§ REQUIREMENT
Omit all images, then return the remaining material exactly as it stands.

§ RECORDED DATA
============

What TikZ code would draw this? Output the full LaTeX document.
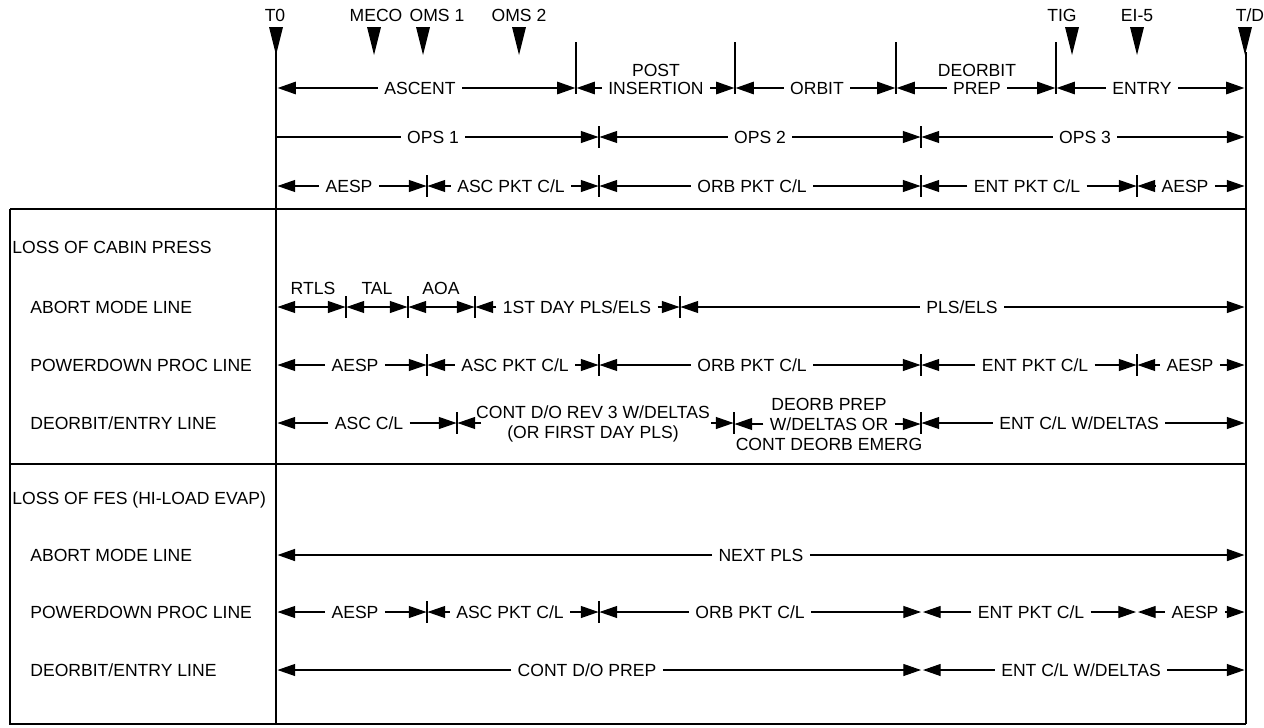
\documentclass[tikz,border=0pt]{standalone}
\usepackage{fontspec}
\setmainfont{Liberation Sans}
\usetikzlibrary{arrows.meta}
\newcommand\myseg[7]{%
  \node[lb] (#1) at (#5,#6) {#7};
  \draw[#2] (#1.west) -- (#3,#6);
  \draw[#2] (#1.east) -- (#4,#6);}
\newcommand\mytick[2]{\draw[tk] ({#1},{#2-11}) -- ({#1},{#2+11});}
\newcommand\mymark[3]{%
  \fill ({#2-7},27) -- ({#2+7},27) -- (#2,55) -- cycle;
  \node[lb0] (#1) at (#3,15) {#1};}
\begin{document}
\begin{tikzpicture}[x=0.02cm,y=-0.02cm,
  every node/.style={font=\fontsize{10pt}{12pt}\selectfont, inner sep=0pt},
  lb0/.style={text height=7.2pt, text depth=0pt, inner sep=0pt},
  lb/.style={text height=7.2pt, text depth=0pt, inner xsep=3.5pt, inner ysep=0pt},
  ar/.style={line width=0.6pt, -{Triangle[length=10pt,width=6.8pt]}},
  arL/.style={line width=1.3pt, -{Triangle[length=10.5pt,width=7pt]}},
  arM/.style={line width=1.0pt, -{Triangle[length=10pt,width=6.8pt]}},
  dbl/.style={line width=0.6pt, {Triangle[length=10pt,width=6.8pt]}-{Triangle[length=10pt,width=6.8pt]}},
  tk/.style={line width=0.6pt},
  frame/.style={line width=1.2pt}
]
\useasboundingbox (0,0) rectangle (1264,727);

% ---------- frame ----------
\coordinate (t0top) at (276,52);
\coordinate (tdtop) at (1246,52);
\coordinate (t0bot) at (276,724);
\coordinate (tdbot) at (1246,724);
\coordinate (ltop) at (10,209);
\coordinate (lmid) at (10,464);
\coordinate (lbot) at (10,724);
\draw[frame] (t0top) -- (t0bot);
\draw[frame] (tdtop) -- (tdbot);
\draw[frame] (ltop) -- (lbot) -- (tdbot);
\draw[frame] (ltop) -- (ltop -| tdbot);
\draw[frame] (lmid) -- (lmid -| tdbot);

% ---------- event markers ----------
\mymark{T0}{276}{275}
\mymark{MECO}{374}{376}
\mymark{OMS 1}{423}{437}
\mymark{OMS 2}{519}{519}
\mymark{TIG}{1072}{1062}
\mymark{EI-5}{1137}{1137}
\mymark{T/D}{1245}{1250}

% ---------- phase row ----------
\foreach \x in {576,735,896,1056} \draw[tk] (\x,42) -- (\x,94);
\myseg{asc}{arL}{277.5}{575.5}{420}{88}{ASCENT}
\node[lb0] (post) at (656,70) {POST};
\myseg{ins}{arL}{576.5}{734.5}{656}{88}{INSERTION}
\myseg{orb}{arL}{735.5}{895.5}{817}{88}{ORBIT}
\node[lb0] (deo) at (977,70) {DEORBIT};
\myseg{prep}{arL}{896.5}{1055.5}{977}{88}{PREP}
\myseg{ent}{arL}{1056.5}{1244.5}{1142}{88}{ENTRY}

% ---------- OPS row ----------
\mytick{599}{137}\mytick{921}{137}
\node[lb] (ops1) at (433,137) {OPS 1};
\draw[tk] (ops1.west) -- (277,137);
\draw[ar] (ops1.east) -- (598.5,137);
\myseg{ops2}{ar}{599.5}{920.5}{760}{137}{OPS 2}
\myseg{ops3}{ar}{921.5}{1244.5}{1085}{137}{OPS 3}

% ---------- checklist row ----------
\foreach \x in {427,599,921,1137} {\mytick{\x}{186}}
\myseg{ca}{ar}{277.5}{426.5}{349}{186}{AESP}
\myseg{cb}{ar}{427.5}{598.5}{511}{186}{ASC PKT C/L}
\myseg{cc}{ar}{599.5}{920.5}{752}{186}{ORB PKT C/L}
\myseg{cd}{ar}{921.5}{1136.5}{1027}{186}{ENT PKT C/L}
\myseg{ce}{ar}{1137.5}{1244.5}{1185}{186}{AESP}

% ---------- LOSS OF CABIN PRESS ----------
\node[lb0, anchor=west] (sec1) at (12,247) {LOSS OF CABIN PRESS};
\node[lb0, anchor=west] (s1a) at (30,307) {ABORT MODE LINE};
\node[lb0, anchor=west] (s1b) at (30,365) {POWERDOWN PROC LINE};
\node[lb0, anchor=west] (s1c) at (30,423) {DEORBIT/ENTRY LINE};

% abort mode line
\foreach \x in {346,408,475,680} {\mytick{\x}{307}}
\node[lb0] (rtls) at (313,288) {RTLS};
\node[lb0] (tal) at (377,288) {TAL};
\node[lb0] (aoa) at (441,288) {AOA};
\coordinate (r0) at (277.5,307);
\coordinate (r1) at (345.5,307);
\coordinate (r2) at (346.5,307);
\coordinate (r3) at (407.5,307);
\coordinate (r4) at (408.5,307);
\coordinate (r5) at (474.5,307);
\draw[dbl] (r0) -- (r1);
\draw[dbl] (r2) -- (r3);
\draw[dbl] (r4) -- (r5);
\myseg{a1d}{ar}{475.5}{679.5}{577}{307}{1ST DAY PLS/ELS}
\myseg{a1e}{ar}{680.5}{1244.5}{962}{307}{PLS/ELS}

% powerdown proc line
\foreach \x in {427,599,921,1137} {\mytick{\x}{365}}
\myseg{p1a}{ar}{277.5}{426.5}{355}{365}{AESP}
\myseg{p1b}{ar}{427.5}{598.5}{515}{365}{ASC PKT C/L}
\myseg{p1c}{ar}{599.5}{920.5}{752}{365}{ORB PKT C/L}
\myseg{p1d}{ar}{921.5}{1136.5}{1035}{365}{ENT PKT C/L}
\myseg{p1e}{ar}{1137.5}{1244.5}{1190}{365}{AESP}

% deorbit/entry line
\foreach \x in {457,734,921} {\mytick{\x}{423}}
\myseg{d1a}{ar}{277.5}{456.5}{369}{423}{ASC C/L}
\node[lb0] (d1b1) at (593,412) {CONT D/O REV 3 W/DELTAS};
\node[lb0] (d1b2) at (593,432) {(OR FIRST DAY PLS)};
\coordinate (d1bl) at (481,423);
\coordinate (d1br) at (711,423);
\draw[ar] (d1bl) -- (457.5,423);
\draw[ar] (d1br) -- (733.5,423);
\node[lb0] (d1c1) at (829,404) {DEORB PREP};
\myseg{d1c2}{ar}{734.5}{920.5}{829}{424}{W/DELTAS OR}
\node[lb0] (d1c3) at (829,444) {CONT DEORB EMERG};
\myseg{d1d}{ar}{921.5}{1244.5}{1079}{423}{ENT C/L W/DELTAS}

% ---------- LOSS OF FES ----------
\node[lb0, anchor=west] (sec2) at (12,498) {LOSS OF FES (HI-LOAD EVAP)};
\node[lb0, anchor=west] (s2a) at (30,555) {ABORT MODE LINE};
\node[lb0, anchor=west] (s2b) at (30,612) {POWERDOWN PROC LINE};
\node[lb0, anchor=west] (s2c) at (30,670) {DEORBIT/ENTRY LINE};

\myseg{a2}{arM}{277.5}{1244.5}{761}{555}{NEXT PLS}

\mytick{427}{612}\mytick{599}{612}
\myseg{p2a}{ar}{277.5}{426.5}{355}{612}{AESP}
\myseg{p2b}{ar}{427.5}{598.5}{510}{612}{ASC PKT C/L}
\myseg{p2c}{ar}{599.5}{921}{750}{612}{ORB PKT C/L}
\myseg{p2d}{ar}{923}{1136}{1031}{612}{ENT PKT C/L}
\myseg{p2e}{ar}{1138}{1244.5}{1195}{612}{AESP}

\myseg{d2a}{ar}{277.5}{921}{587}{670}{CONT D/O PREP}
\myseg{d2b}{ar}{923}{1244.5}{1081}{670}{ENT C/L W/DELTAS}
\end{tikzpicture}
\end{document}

============

§ CORRECT OUTPUT
What TikZ code would draw this? Output the full LaTeX document.
\documentclass[tikz,border=0pt]{standalone}
\usepackage{fontspec}
\setmainfont{Liberation Sans}
\usetikzlibrary{arrows.meta}
\newcommand\myseg[7]{%
  \node[lb] (#1) at (#5,#6) {#7};
  \draw[#2] (#1.west) -- (#3,#6);
  \draw[#2] (#1.east) -- (#4,#6);}
\newcommand\mytick[2]{\draw[tk] ({#1},{#2-11}) -- ({#1},{#2+11});}
\newcommand\mymark[3]{%
  \fill ({#2-7},27) -- ({#2+7},27) -- (#2,55) -- cycle;
  \node[lb0] (#1) at (#3,15) {#1};}
\begin{document}
\begin{tikzpicture}[x=0.02cm,y=-0.02cm,
  every node/.style={font=\fontsize{10pt}{12pt}\selectfont, inner sep=0pt},
  lb0/.style={text height=7.2pt, text depth=0pt, inner sep=0pt},
  lb/.style={text height=7.2pt, text depth=0pt, inner xsep=3.5pt, inner ysep=0pt},
  ar/.style={line width=0.6pt, -{Triangle[length=10pt,width=6.8pt]}},
  arL/.style={line width=1.3pt, -{Triangle[length=10.5pt,width=7pt]}},
  arM/.style={line width=1.0pt, -{Triangle[length=10pt,width=6.8pt]}},
  dbl/.style={line width=0.6pt, {Triangle[length=10pt,width=6.8pt]}-{Triangle[length=10pt,width=6.8pt]}},
  tk/.style={line width=0.6pt},
  frame/.style={line width=1.2pt}
]
\useasboundingbox (0,0) rectangle (1264,727);

% ---------- frame ----------
\coordinate (t0top) at (276,52);
\coordinate (tdtop) at (1246,52);
\coordinate (t0bot) at (276,724);
\coordinate (tdbot) at (1246,724);
\coordinate (ltop) at (10,209);
\coordinate (lmid) at (10,464);
\coordinate (lbot) at (10,724);
\draw[frame] (t0top) -- (t0bot);
\draw[frame] (tdtop) -- (tdbot);
\draw[frame] (ltop) -- (lbot) -- (tdbot);
\draw[frame] (ltop) -- (ltop -| tdbot);
\draw[frame] (lmid) -- (lmid -| tdbot);

% ---------- event markers ----------
\mymark{T0}{276}{275}
\mymark{MECO}{374}{376}
\mymark{OMS 1}{423}{437}
\mymark{OMS 2}{519}{519}
\mymark{TIG}{1072}{1062}
\mymark{EI-5}{1137}{1137}
\mymark{T/D}{1245}{1250}

% ---------- phase row ----------
\foreach \x in {576,735,896,1056} \draw[tk] (\x,42) -- (\x,94);
\myseg{asc}{arL}{277.5}{575.5}{420}{88}{ASCENT}
\node[lb0] (post) at (656,70) {POST};
\myseg{ins}{arL}{576.5}{734.5}{656}{88}{INSERTION}
\myseg{orb}{arL}{735.5}{895.5}{817}{88}{ORBIT}
\node[lb0] (deo) at (977,70) {DEORBIT};
\myseg{prep}{arL}{896.5}{1055.5}{977}{88}{PREP}
\myseg{ent}{arL}{1056.5}{1244.5}{1142}{88}{ENTRY}

% ---------- OPS row ----------
\mytick{599}{137}\mytick{921}{137}
\node[lb] (ops1) at (433,137) {OPS 1};
\draw[tk] (ops1.west) -- (277,137);
\draw[ar] (ops1.east) -- (598.5,137);
\myseg{ops2}{ar}{599.5}{920.5}{760}{137}{OPS 2}
\myseg{ops3}{ar}{921.5}{1244.5}{1085}{137}{OPS 3}

% ---------- checklist row ----------
\foreach \x in {427,599,921,1137} {\mytick{\x}{186}}
\myseg{ca}{ar}{277.5}{426.5}{349}{186}{AESP}
\myseg{cb}{ar}{427.5}{598.5}{511}{186}{ASC PKT C/L}
\myseg{cc}{ar}{599.5}{920.5}{752}{186}{ORB PKT C/L}
\myseg{cd}{ar}{921.5}{1136.5}{1027}{186}{ENT PKT C/L}
\myseg{ce}{ar}{1137.5}{1244.5}{1185}{186}{AESP}

% ---------- LOSS OF CABIN PRESS ----------
\node[lb0, anchor=west] (sec1) at (12,247) {LOSS OF CABIN PRESS};
\node[lb0, anchor=west] (s1a) at (30,307) {ABORT MODE LINE};
\node[lb0, anchor=west] (s1b) at (30,365) {POWERDOWN PROC LINE};
\node[lb0, anchor=west] (s1c) at (30,423) {DEORBIT/ENTRY LINE};

% abort mode line
\foreach \x in {346,408,475,680} {\mytick{\x}{307}}
\node[lb0] (rtls) at (313,288) {RTLS};
\node[lb0] (tal) at (377,288) {TAL};
\node[lb0] (aoa) at (441,288) {AOA};
\coordinate (r0) at (277.5,307);
\coordinate (r1) at (345.5,307);
\coordinate (r2) at (346.5,307);
\coordinate (r3) at (407.5,307);
\coordinate (r4) at (408.5,307);
\coordinate (r5) at (474.5,307);
\draw[dbl] (r0) -- (r1);
\draw[dbl] (r2) -- (r3);
\draw[dbl] (r4) -- (r5);
\myseg{a1d}{ar}{475.5}{679.5}{577}{307}{1ST DAY PLS/ELS}
\myseg{a1e}{ar}{680.5}{1244.5}{962}{307}{PLS/ELS}

% powerdown proc line
\foreach \x in {427,599,921,1137} {\mytick{\x}{365}}
\myseg{p1a}{ar}{277.5}{426.5}{355}{365}{AESP}
\myseg{p1b}{ar}{427.5}{598.5}{515}{365}{ASC PKT C/L}
\myseg{p1c}{ar}{599.5}{920.5}{752}{365}{ORB PKT C/L}
\myseg{p1d}{ar}{921.5}{1136.5}{1035}{365}{ENT PKT C/L}
\myseg{p1e}{ar}{1137.5}{1244.5}{1190}{365}{AESP}

% deorbit/entry line
\foreach \x in {457,734,921} {\mytick{\x}{423}}
\myseg{d1a}{ar}{277.5}{456.5}{369}{423}{ASC C/L}
\node[lb0] (d1b1) at (593,412) {CONT D/O REV 3 W/DELTAS};
\node[lb0] (d1b2) at (593,432) {(OR FIRST DAY PLS)};
\coordinate (d1bl) at (481,423);
\coordinate (d1br) at (711,423);
\draw[ar] (d1bl) -- (457.5,423);
\draw[ar] (d1br) -- (733.5,423);
\node[lb0] (d1c1) at (829,404) {DEORB PREP};
\myseg{d1c2}{ar}{734.5}{920.5}{829}{424}{W/DELTAS OR}
\node[lb0] (d1c3) at (829,444) {CONT DEORB EMERG};
\myseg{d1d}{ar}{921.5}{1244.5}{1079}{423}{ENT C/L W/DELTAS}

% ---------- LOSS OF FES ----------
\node[lb0, anchor=west] (sec2) at (12,498) {LOSS OF FES (HI-LOAD EVAP)};
\node[lb0, anchor=west] (s2a) at (30,555) {ABORT MODE LINE};
\node[lb0, anchor=west] (s2b) at (30,612) {POWERDOWN PROC LINE};
\node[lb0, anchor=west] (s2c) at (30,670) {DEORBIT/ENTRY LINE};

\myseg{a2}{arM}{277.5}{1244.5}{761}{555}{NEXT PLS}

\mytick{427}{612}\mytick{599}{612}
\myseg{p2a}{ar}{277.5}{426.5}{355}{612}{AESP}
\myseg{p2b}{ar}{427.5}{598.5}{510}{612}{ASC PKT C/L}
\myseg{p2c}{ar}{599.5}{921}{750}{612}{ORB PKT C/L}
\myseg{p2d}{ar}{923}{1136}{1031}{612}{ENT PKT C/L}
\myseg{p2e}{ar}{1138}{1244.5}{1195}{612}{AESP}

\myseg{d2a}{ar}{277.5}{921}{587}{670}{CONT D/O PREP}
\myseg{d2b}{ar}{923}{1244.5}{1081}{670}{ENT C/L W/DELTAS}
\end{tikzpicture}
\end{document}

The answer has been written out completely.